Note: This article has been updated to include quotes from the tentative order.

A federal judge in California has said he likely would allow the U.S. Justice Department’s lawsuit to go forward against ratings agency Standard & Poor’s Financial Services LLC over the integrity of its ratings leading up to the 2008 financial collapse.

U.S. District Judge David Carter in Santa Ana, Calif., announced he would tentatively deny S&P’s motion to dismiss after hearing arguments on Monday. In his order, he said that S&P’s statements were not mere “puffery” but material to investors.

“The issue of reliance also weighs heavily in favor of Plaintiff’s arguments,” Carter wrote. “The government’s complaint goes to great lengths to plead that S&P made specific representations knowing that they were material to and would be relied on by the investors who used their credit ratings to gauge the creditworthiness of potential investments.”

Carter said that the government had alleged specific examples when individuals at S&P knew that ratings of particular collateralized debt obligations should have been downgraded. “The specifics are voluminous, and the complaint takes the time to allege, in a comprehensive fashion, how and why S&P’s ratings were both false and material,” he wrote.

Carter did not issue a final ruling but took the matter under submission. He scheduled the next hearing for July 29.

The Justice Department, in a suit filed on February 4, asserts that Standard & Poor’s false ratings misled investors and is seeking $5 billion in civil penalties under the Financial Institutions Reform, Recovery and Enforcement Act of 1989.

Monday’s hearing packed a courtroom with high-profile attorneys. Acting Associate General Tony West and two trial attorneys from the Justice Department in Washington were in attendance, as was André Birotte, U.S. attorney for the Central District of California, where the case was filed.

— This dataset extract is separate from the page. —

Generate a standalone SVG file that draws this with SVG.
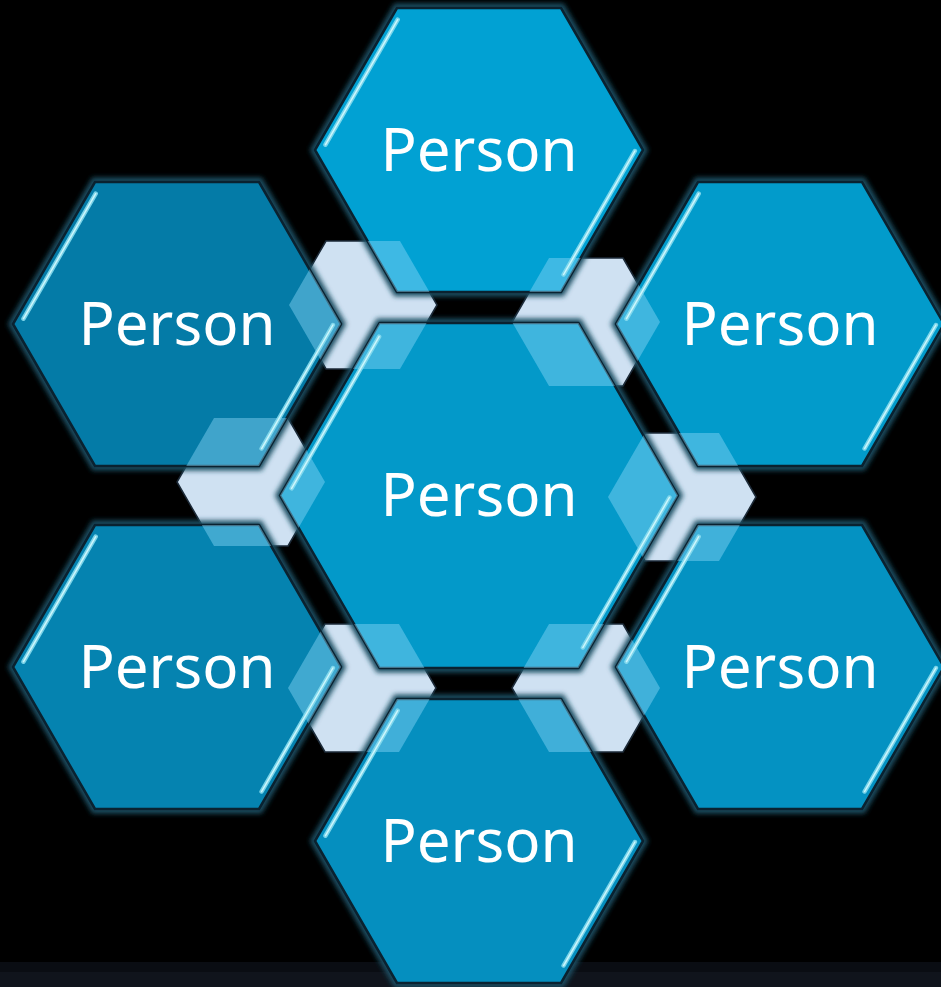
<svg xmlns="http://www.w3.org/2000/svg" width="941" height="987" viewBox="0 0 941 987">
<style>
.halo{fill:none;stroke:#1a4f63;stroke-width:9;filter:url(#blur)}
.edge{stroke:#0a2230;stroke-width:2.5;stroke-linejoin:round}
.ghost{fill:#8ad8f8;opacity:.45}
.stripe{fill:none;stroke:#86dcee;stroke-width:4.5;stroke-linecap:round;opacity:.9}
.core{fill:none;stroke:#d6fafe;stroke-width:1.5;stroke-linecap:round;opacity:.9}
.label{font-family:"Noto Sans","Open Sans","DejaVu Sans",sans-serif;font-size:60px;fill:#fff;text-anchor:middle}
.conn{fill:#cfe1f2;stroke:#1c2a38;stroke-width:1.5;stroke-linejoin:round}
</style>
<defs>
<filter id="blur" x="-10%" y="-10%" width="120%" height="120%"><feGaussianBlur stdDeviation="2.5"/></filter>
<polygon id="hexO" points="-164,0 -82,-142 82,-142 164,0 82,142 -82,142"/>
<polygon id="hexC" points="-199,0 -99.5,-172.5 99.5,-172.5 199,0 99.5,172.5 -99.5,172.5"/>
<path id="stripeO" d="M-81.3,-130.3 L-153.5,-5.3 M155.9,1 L84.6,124.5"/>
<path id="stripeC" d="M-99.9,-158.9 L-187.4,-7.1 M190.4,2 L103.9,152"/>
<g id="ghostShapes" class="ghost">
<polygon points="289,305 326,241 400,241 437,305 400,369 326,369"/>
<polygon points="512,322 549,258 623,258 660,322 623,386 549,386"/>
<polygon points="177,482 214,418 288,418 325,482 288,546 214,546"/>
<polygon points="608,497 645,433 719,433 756,497 719,561 645,561"/>
<polygon points="288,688 325,624 399,624 436,688 399,752 325,752"/>
<polygon points="512,688 549,624 623,624 660,688 623,752 549,752"/>
</g>
<clipPath id="clipT"><use href="#hexO" transform="translate(479,150)"/></clipPath>
<clipPath id="clipTR"><use href="#hexO" transform="translate(780,324)"/></clipPath>
<clipPath id="clipTL"><use href="#hexO" transform="translate(177,324)"/></clipPath>
<clipPath id="clipBL"><use href="#hexO" transform="translate(177,667)"/></clipPath>
<clipPath id="clipBR"><use href="#hexO" transform="translate(780,667)"/></clipPath>
<clipPath id="clipB"><use href="#hexO" transform="translate(479,841)"/></clipPath>
<clipPath id="clipC"><use href="#hexC" transform="translate(479,495.5)"/></clipPath>
</defs>

<rect width="941" height="987" fill="#000"/>
<rect y="962" width="941" height="10" fill="#0a0d13"/>
<rect y="972" width="941" height="15" fill="#10141c"/>

<g id="connectors">
<polygon id="conn-tl" class="conn" points="289,305 326,241 400,241 437,305 400,369 326,369"/>
<polygon id="conn-tr" class="conn" points="512,322 549,258 623,258 660,322 623,386 549,386"/>
<polygon id="conn-ml" class="conn" points="177,482 214,418 288,418 325,482 288,546 214,546"/>
<polygon id="conn-mr" class="conn" points="608,497 645,433 719,433 756,497 719,561 645,561"/>
<polygon id="conn-bl" class="conn" points="288,688 325,624 399,624 436,688 399,752 325,752"/>
<polygon id="conn-br" class="conn" points="512,688 549,624 623,624 660,688 623,752 549,752"/>
</g>

<g id="node-center">
<use href="#hexC" class="halo" transform="translate(479,495.5)"/>
<use href="#hexC" class="edge" fill="#0399c9" transform="translate(479,495.5)"/>
<use href="#ghostShapes" clip-path="url(#clipC)"/>
<use href="#stripeC" class="stripe" transform="translate(479,495.5)"/>
<use href="#stripeC" class="core" transform="translate(479,495.5)"/>
<text class="label" x="479" y="516">Person</text>
</g>

<g id="node-top">
<use href="#hexO" class="halo" transform="translate(479,150)"/>
<use href="#hexO" class="edge" fill="#01a1d3" transform="translate(479,150)"/>
<use href="#ghostShapes" clip-path="url(#clipT)"/>
<use href="#stripeO" class="stripe" transform="translate(479,150)"/>
<use href="#stripeO" class="core" transform="translate(479,150)"/>
<text class="label" x="479" y="171">Person</text>
</g>

<g id="node-top-right">
<use href="#hexO" class="halo" transform="translate(780,324)"/>
<use href="#hexO" class="edge" fill="#029bcb" transform="translate(780,324)"/>
<use href="#ghostShapes" clip-path="url(#clipTR)"/>
<use href="#stripeO" class="stripe" transform="translate(780,324)"/>
<use href="#stripeO" class="core" transform="translate(780,324)"/>
<text class="label" x="780" y="345">Person</text>
</g>

<g id="node-bottom-right">
<use href="#hexO" class="halo" transform="translate(780,667)"/>
<use href="#hexO" class="edge" fill="#0492c2" transform="translate(780,667)"/>
<use href="#ghostShapes" clip-path="url(#clipBR)"/>
<use href="#stripeO" class="stripe" transform="translate(780,667)"/>
<use href="#stripeO" class="core" transform="translate(780,667)"/>
<text class="label" x="780" y="688">Person</text>
</g>

<g id="node-bottom">
<use href="#hexO" class="halo" transform="translate(479,841)"/>
<use href="#hexO" class="edge" fill="#058fbf" transform="translate(479,841)"/>
<use href="#ghostShapes" clip-path="url(#clipB)"/>
<use href="#stripeO" class="stripe" transform="translate(479,841)"/>
<use href="#stripeO" class="core" transform="translate(479,841)"/>
<text class="label" x="479" y="862">Person</text>
</g>

<g id="node-bottom-left">
<use href="#hexO" class="halo" transform="translate(177,667)"/>
<use href="#hexO" class="edge" fill="#0583b0" transform="translate(177,667)"/>
<use href="#ghostShapes" clip-path="url(#clipBL)"/>
<use href="#stripeO" class="stripe" transform="translate(177,667)"/>
<use href="#stripeO" class="core" transform="translate(177,667)"/>
<text class="label" x="177" y="688">Person</text>
</g>

<g id="node-top-left">
<use href="#hexO" class="halo" transform="translate(177,324)"/>
<use href="#hexO" class="edge" fill="#047ba7" transform="translate(177,324)"/>
<use href="#ghostShapes" clip-path="url(#clipTL)"/>
<use href="#stripeO" class="stripe" transform="translate(177,324)"/>
<use href="#stripeO" class="core" transform="translate(177,324)"/>
<text class="label" x="177" y="345">Person</text>
</g>
</svg>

John Keker of San Francisco’s Keker & Van Nest, representing S&P, which had moved to dismiss the case, argued that the government’s complaint is filled with generic “puffery” that the ratings agency issued in the years leading to the collapse. Given their general nature, the allegations could pertain to as many as 5,000 securities offerings that S&P rated during that time, he said.

“What ratings? Who knew it? How is it false?” Keker said. “Please tell us and we’ll defend our case. If they think some ratings were false, they ought to say what they are.”

Keker noted that 90 percent of the investor losses alleged in the complaint were to the banks that issued the securities. He noted that the government chose not to sue Moody’s Corp., which also rated collateralized debt obligations.

“They’re blaming S&P for an unprecedented financial collapse that nobody foresaw,” he said.

Assistant U.S. attorney George Cardona in Los Angeles said investors relied on S&P’s ratings as “material and important” because they guaranteed the agency was providing fair ratings. Those statements sought to alleviate the concerns of investors, who knew that the agency’s business division earned revenue through fees charged to the banks issuing the collateralized debt obligations, he said.

S&P, owned by McGraw Hill Financial Inc., had promised federal regulators and Congress that its practices and procedures would ensure such objectivity, he said.

“Our allegations are [that] that wasn’t true and that’s why we get to fraud in this case,” he said.

He disputed that specific collateral debt obligations weren’t identified in the complaint but acknowledged that the government likely would trim its case should there be a trial.

During much of the hearing, Carter delved into the specifics of the collateralized debt obligations at issue – in particular, how much of the packages that were sold and marketed to investors adequately described the risks involved in purchasing them. Specifically, Carter appeared concerned about the mix in those packages of residential mortgage-backed securities with student loans and credit card debt, which have no physical assets backing them.